I was born in Central Illinois, the strip through the middle with neither the cosmopolitan airs of Chicago, nor the hills and despair of Little Egypt. Despite the prevalence of smokestack factories, my child-of-immigrants family suffered from dirt-road hunger.
Fortunately, I was given the opportunity for an education. For two years in high school, I was taught how to be a machinist along with my college-prep courses. At this time, the state of Illinois paid the tuition and fees for high-school graduates of poor families with sufficiently promising ACT scores.
I studied engineering at the University of Illinois and, in 1973, went to work at a factory in Champaign as a quality-control inspector.

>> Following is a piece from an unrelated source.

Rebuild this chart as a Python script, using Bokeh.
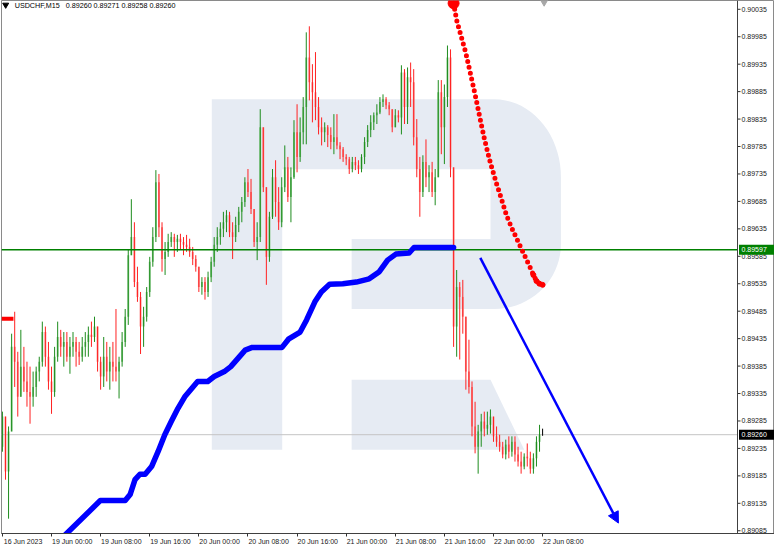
import numpy as np
from bokeh.plotting import figure
from bokeh.models import (Range1d, FixedTicker, Label, Arrow, NormalHead, Span)
from bokeh.core.properties import value
from bokeh.embed import file_html
from bokeh.resources import INLINE

# ---------------- data (30-minute bars, values in points above 0.89000) ----------------
SYMBOL = "USDCHF,M15"
BASE = 0.89
PT = 0.00001

bar_tick_pos = [0, 16, 32, 48, 64, 80, 96, 112, 128, 144, 160, 176]
bar_tick_labels = ["16 Jun 2023", "19 Jun 00:00", "19 Jun 08:00", "19 Jun 16:00",
                   "20 Jun 00:00", "20 Jun 08:00", "20 Jun 16:00", "21 Jun 00:00",
                   "21 Jun 08:00", "21 Jun 16:00", "22 Jun 00:00", "22 Jun 08:00"]

price_ticks = [0.89085, 0.89135, 0.89185, 0.89235, 0.89285, 0.89335, 0.89385,
               0.89435, 0.89485, 0.89535, 0.89585, 0.89635, 0.89685, 0.89735,
               0.89785, 0.89835, 0.89885, 0.89935, 0.89985, 0.90035]

first_open = 238
high = [302, 280, 275, 444, 484, 411, 451, 420, 393, 384, 375, 384, 402, 466, 457, 429,
        384, 420, 466, 451, 447, 447, 438, 447, 438, 429, 438, 447, 457, 466, 475, 447,
        402, 438, 429, 420, 429, 489, 402, 447, 489, 597, 689, 647, 566, 520, 493, 529,
        584, 638, 742, 735, 647, 611, 626, 629, 626, 624, 626, 620, 624, 617, 602, 587,
        566, 547, 547, 557, 584, 620, 638, 647, 666, 669, 666, 647, 657, 675, 693, 729,
        744, 726, 666, 647, 853, 807, 702, 666, 744, 760, 711, 729, 787, 766, 747, 833,
        862, 838, 875, 993, 1004, 935, 957, 875, 838, 829, 824, 820, 844, 844, 793, 784,
        771, 766, 766, 766, 760, 771, 802, 824, 842, 847, 862, 875, 880, 875, 866, 853,
        853, 851, 933, 926, 929, 938, 926, 835, 766, 769, 798, 751, 757, 744, 906, 906,
        898, 969, 962, 747, 560, 538, 542, 475, 433, 357, 320, 278, 298, 302, 302, 306,
        293, 275, 260, 247, 251, 257, 257, 257, 238, 229, 226, 244, 229, 226, 257, 278,
        271]
low = [229, 178, 107, 275, 347, 293, 338, 338, 311, 280, 311, 329, 357, 384, 384, 342,
       298, 329, 393, 402, 384, 393, 371, 402, 384, 387, 393, 402, 402, 420, 429, 375,
       342, 347, 357, 342, 357, 357, 326, 384, 420, 460, 587, 529, 502, 407, 420, 466,
       511, 566, 611, 620, 557, 551, 584, 602, 584, 593, 598, 587, 593, 584, 569, 557,
       520, 515, 506, 511, 538, 566, 593, 606, 620, 629, 620, 580, 611, 629, 647, 675,
       693, 662, 602, 578, 611, 702, 533, 575, 653, 657, 633, 638, 702, 684, 647, 726,
       738, 757, 789, 789, 869, 829, 833, 807, 787, 793, 784, 780, 771, 780, 762, 757,
       751, 735, 738, 742, 735, 738, 753, 784, 802, 815, 826, 844, 857, 853, 842, 811,
       820, 829, 807, 826, 826, 857, 787, 729, 657, 693, 711, 702, 693, 678, 729, 771,
       753, 857, 729, 420, 402, 397, 444, 342, 335, 257, 226, 189, 238, 257, 260, 262,
       247, 238, 229, 217, 215, 217, 220, 211, 202, 189, 197, 202, 189, 189, 202, 229,
       258]
close = [293, 193, 266, 420, 393, 329, 384, 357, 338, 329, 347, 375, 393, 447, 402, 357,
         338, 402, 438, 420, 429, 402, 420, 429, 411, 402, 420, 429, 442, 438, 457, 393,
         366, 402, 375, 393, 384, 375, 393, 429, 475, 587, 620, 538, 511, 457, 475, 520,
         575, 620, 720, 638, 580, 593, 611, 620, 611, 617, 611, 606, 602, 593, 580, 566,
         529, 538, 520, 547, 575, 606, 620, 635, 647, 660, 629, 620, 642, 666, 684, 720,
         702, 671, 611, 620, 820, 711, 584, 657, 729, 684, 647, 711, 747, 693, 729, 811,
         766, 811, 857, 947, 902, 884, 857, 820, 811, 820, 806, 793, 802, 787, 780, 766,
         762, 744, 757, 751, 744, 766, 793, 815, 829, 842, 847, 866, 871, 860, 853, 820,
         842, 838, 920, 857, 911, 902, 802, 744, 702, 757, 729, 738, 702, 729, 884, 820,
         875, 947, 747, 457, 529, 511, 475, 375, 347, 275, 238, 266, 284, 271, 278, 293,
         257, 247, 238, 224, 242, 229, 247, 224, 211, 202, 220, 217, 198, 217, 247, 260,
         260]

# blue indicator line (bar index, points)
blue_bar = [20, 31.9, 40, 41.6, 43.2, 44.8, 46.5, 48.6, 50.7, 52.9, 55, 57.2, 59.4, 63.6,
            66.9, 69, 72.3, 74.4, 79.1, 81.4, 91.1, 93.2, 97, 99.1, 101.8, 103.9, 106.6,
            110.9, 115.3, 119.5, 122.8, 125.5, 128.2, 132.5, 134.1, 147]
blue_pts = [75, 140, 140, 151, 178, 188, 188, 202, 229, 260, 284, 308, 329, 357, 357, 366,
            375, 384, 414, 419, 419, 434, 447, 469, 502, 520, 534, 535, 538, 544, 557, 578,
            589, 591, 601, 601]

# red dotted indicator (one value per bar from bar 147)
red_start = 147
red_pts = [1046, 1015, 995, 975, 955, 930, 905, 880, 853, 826, 800, 777, 755, 736, 717,
           700, 682, 664, 649, 636, 624, 612, 600, 588, 576, 564, 551, 540, 535, 533]

level_price = 0.89597
left_marker_price = 0.89471
arrow_bars = [155.7, 200.7]
arrow_prices = [0.89582, 0.89099]

# ---------------- derived ----------------
n = len(close)
idx = np.arange(n)
opens = np.array([first_open] + close[:-1], dtype=float)
cl = np.array(close, dtype=float)
hi = np.maximum(np.array(high, dtype=float), np.maximum(opens, cl))
lo = np.minimum(np.array(low, dtype=float), np.minimum(opens, cl))
to_price = lambda v: BASE + np.asarray(v, dtype=float) * PT
o_p, h_p, l_p, c_p = to_price(opens), to_price(hi), to_price(lo), to_price(cl)
last_price = float(c_p[-1])

# chart area -0.3 .. 239.5 bars over 736 px; price scale occupies 37 px more on the right
X0, X1 = -0.3, 239.5
PX = (X1 - X0) / 736.0          # bars per pixel
XEND = X1 + 37 * PX
Y0, Y1 = 0.89080, 0.90051

p = figure(width=774, height=547, output_backend="svg", toolbar_location=None,
           x_range=Range1d(X0, XEND), y_range=Range1d(Y0, Y1),
           y_axis_location=None, min_border_left=1, min_border_right=0,
           min_border_top=0, min_border_bottom=0)
p.background_fill_color = "white"
p.border_fill_color = "white"
p.outline_line_color = "#8a8a8a"
p.xgrid.visible = False
p.ygrid.visible = False

# ---------------- watermark logo (screen-fixed decoration, in frame fractions) ----------------
def frame_to_data(px, py):
    fx = (np.asarray(px) - 3.0) / 742.0
    fy = (np.asarray(py) - 3.0) / 534.0
    return X0 + fx * (X1 - X0), Y1 - fy * (Y1 - Y0)

t1 = np.linspace(np.pi / 2, 0, 20)
t2 = np.linspace(0, -np.pi / 2, 20)
arc1 = [(500 + 67 * np.cos(t), 180 - 78 * np.sin(t)) for t in t1]
arc2 = [(500 + 67 * np.cos(t), 247 - 65 * np.sin(t)) for t in t2]
logo = ([(215, 102)] + arc1 + arc2 +
        [(356, 312), (356, 242), (496, 242), (496, 172), (286, 172), (286, 453), (215, 453)])
lx, ly = frame_to_data([q[0] for q in logo], [q[1] for q in logo])
p.patch(lx, ly, fill_color="#e6ebf3", line_color=None)
leg = [(356, 383), (496, 383), (530, 453), (356, 453)]
gx, gy = frame_to_data([q[0] for q in leg], [q[1] for q in leg])
p.patch(gx, gy, fill_color="#e6ebf3", line_color=None)

# current price line (under candles)
p.segment(x0=[X0], y0=[last_price], x1=[X1], y1=[last_price], line_color="#c4c4c4",
          line_width=1)

# ---------------- candles ----------------
bull = c_p > o_p
bear = c_p < o_p
body_col = np.where(bull, "#7cc47c", np.where(bear, "#f78888", "#000000"))
wick_col = np.where(bull, "#1e8c1e", np.where(bear, "#ff2222", "#000000"))
p.vbar(x=idx, width=0.6, top=np.maximum(o_p, c_p), bottom=np.minimum(o_p, c_p),
       fill_color=list(body_col), line_color=None)
p.segment(x0=idx, y0=l_p, x1=idx, y1=h_p, line_color=list(wick_col), line_width=1)

# green level line
p.segment(x0=[X0], y0=[level_price], x1=[X1], y1=[level_price], line_color="#008000",
          line_width=1.6)

# left red marker
p.segment(x0=[X0], y0=[left_marker_price], x1=[3.6], y1=[left_marker_price],
          line_color="#ff0000", line_width=4)

# blue indicator
p.line(blue_bar, to_price(blue_pts), line_color="#0000ff", line_width=5.5,
       line_join="round", line_cap="round")

# red dotted indicator
red_x = np.arange(red_start, red_start + len(red_pts))
red_y = to_price(red_pts)
p.line(red_x, red_y, line_color="#ff0000", line_width=5,
       line_dash="0 6", line_cap="round", line_join="round")
p.scatter(red_x[-4:], red_y[-4:], size=5, marker="circle",
          fill_color="#ff0000", line_color="#ff0000")
p.scatter([red_x[0]], [red_y[0]], size=11, marker="circle",
          fill_color="#ff0000", line_color="#ff0000")

# forecast arrow
p.add_layout(Arrow(end=NormalHead(size=11, fill_color="#0000ff", line_color="#0000ff"),
                   x_start=arrow_bars[0], y_start=arrow_prices[0],
                   x_end=arrow_bars[1], y_end=arrow_prices[1],
                   line_color="#0000ff", line_width=2.5))

# top markers
p.scatter([1.06], [0.90043], marker="inverted_triangle", size=6, fill_color="black",
          line_color="black")
p.scatter([176.5], [0.90049], marker="inverted_triangle", size=8, fill_color="#a8a8a8",
          line_color="#a8a8a8")

# header text
FONT = "Liberation Sans"
p.add_layout(Label(x=4.0, y=0.90042, text=SYMBOL, text_font=FONT, text_font_size="7.2px",
                   text_baseline="middle", text_color="#000000"))
ohlc_text = " ".join("%.5f" % v for v in (o_p[-1], h_p[-1], l_p[-1], c_p[-1]))
p.add_layout(Label(x=20.6, y=0.90042, text=ohlc_text, text_font=FONT,
                   text_font_size="7.2px", text_baseline="middle", text_color="#000000"))

# ---------------- time axis ----------------
offset = 6.75
p.xaxis.ticker = FixedTicker(ticks=[t + offset for t in bar_tick_pos], minor_ticks=bar_tick_pos)
p.xaxis.major_label_overrides = {t + offset: lab for t, lab in zip(bar_tick_pos, bar_tick_labels)}
p.xaxis.major_tick_line_color = None
p.xaxis.major_tick_out = 3
p.xaxis.major_tick_in = 0
p.xaxis.minor_tick_out = 3
p.xaxis.minor_tick_in = 0
p.xaxis.minor_tick_line_color = "#303030"
p.xaxis.major_label_standoff = 1
p.xaxis.axis_line_color = "#404040"
p.xaxis.major_label_text_font = FONT
p.xaxis.major_label_text_font_size = "7px"
p.xaxis.major_label_text_color = "#202020"

# ---------------- price scale (drawn in the right strip of the plot) ----------------
p.add_layout(Span(location=X1, dimension="height", line_color="#404040", line_width=1))
p.segment(x0=[X1] * len(price_ticks), y0=price_ticks,
          x1=[X1 + 3 * PX] * len(price_ticks), y1=price_ticks,
          line_color="#303030", line_width=1)
p.text(x=[X1 + 4 * PX] * len(price_ticks), y=price_ticks,
       text=["%.5f" % v for v in price_ticks], text_font=value(FONT),
       text_font_size="7px", text_baseline="middle", text_align="left",
       text_color="#202020")

box_prices = [level_price, last_price]
box_colors = ["#008000", "#000000"]
p.rect(x=[X1 + 19 * PX] * 2, y=box_prices, width=35, height=10,
       width_units="screen", height_units="screen",
       fill_color=box_colors, line_color=None)
p.text(x=[X1 + 4 * PX] * 2, y=box_prices, text=["%.5f" % v for v in box_prices],
       text_font=value(FONT), text_font_size="7px", text_baseline="middle",
       text_align="left", text_color="white")

open("out.html", "w").write(file_html(p, INLINE))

The factory closed in ‘82, but I managed, because of my experience, to land a job building muon detectors for the Collider Detector at Fermilab. Our team continued to work through the first two upgrades to improve resolution and accuracy before finally finishing in 1992. The finished detector was the first to see the Top Quark, but that accelerator run lacked sufficient numbers of the particle to claim discovery (which D-zero, further down the ring did.)
Since then, I’ve taught Chemistry at Illinois and, after retirement, wrote a regular column for the Urbanagora online magazine. A collection of the best of those columns, along with some additional short-stories, was released in 2008 as Riding the Hell-Bound Train.
After retirement, I spent several years appearing at sf and fantasy cons in the US and Europe. I became acquainted with Team Contraflow at the 2008 World SF convention in Denver (where Raymond Boudreau termed me, “The World’s Most Interesting Fan.”) Although my health has been poor for much of the last two years, those difficulties have been resolved and I am back on the road, excited about my first convention in a year.
Greetings to all and sundry — I am back.